Chronic
Beryllium (Be) Disease (CBD) is a granulomatous disorder that predominantly affects the lung. The CBD is caused by Be exposure of individuals carrying the
HLA-DP2 protein of the major histocompatibility complex class II (MHCII). While the involvement of Be in the development of CBD is obvious and the binding site and the sequence of Be and
peptide binding were recently experimentally revealed [1], the interplay between induced conformational changes and the changes of the
peptide binding affinity in presence of Be were not investigated. Here we carry out in silico modeling and predict the Be binding to be within the acidic pocket (Glu26, Glu68 and Glu69) present on the
HLA-DP2 protein in accordance with the experimental work [1]. In addition, the modeling indicates that the Be ion binds to the
HLA-DP2 before the corresponding
peptide is able to bind to it.

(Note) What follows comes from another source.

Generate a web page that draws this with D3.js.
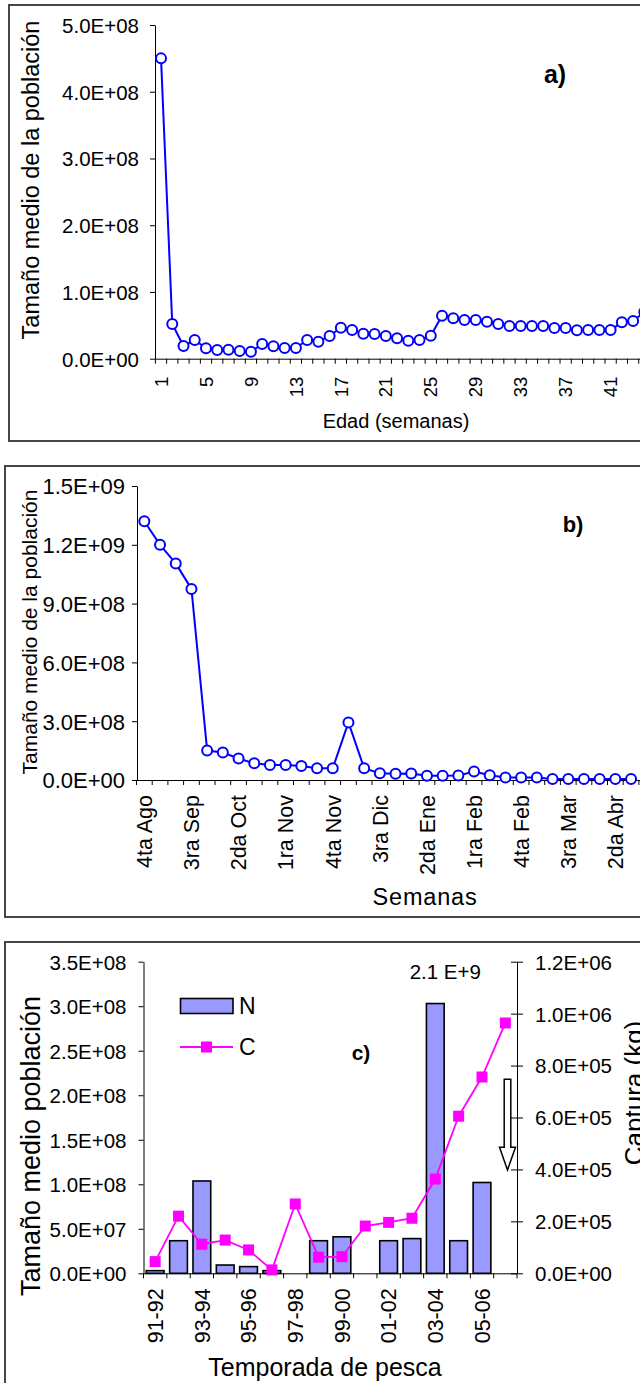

Further analysis of the MD generated trajectories reveals that in the presence of the Be ion in the binding pocket of
HLA-DP2, all the different types of
peptides induce very similar conformational changes, but their binding affinities are quite different. Since these conformational changes are distinctly different from the changes caused by
peptides normally found in the cell in the absence of Be, it can be speculated that CBD can be caused by any
peptide in presence of Be ion. However, the affinities of
peptides for Be loaded
HLA-DP2 were found to depend of their
amino acid composition and the
peptides carrying acidic group at positions 4 and 7 are among the strongest binders. Thus, it is proposed that CBD is caused by the exposure of Be of an individual carrying the
HLA-DP2*0201 allele and that the binding of Be to
HLA-DP2 protein alters the conformational and ionization properties of
HLA-DP2 such that the binding of a
peptide triggers a wrong signaling cascade.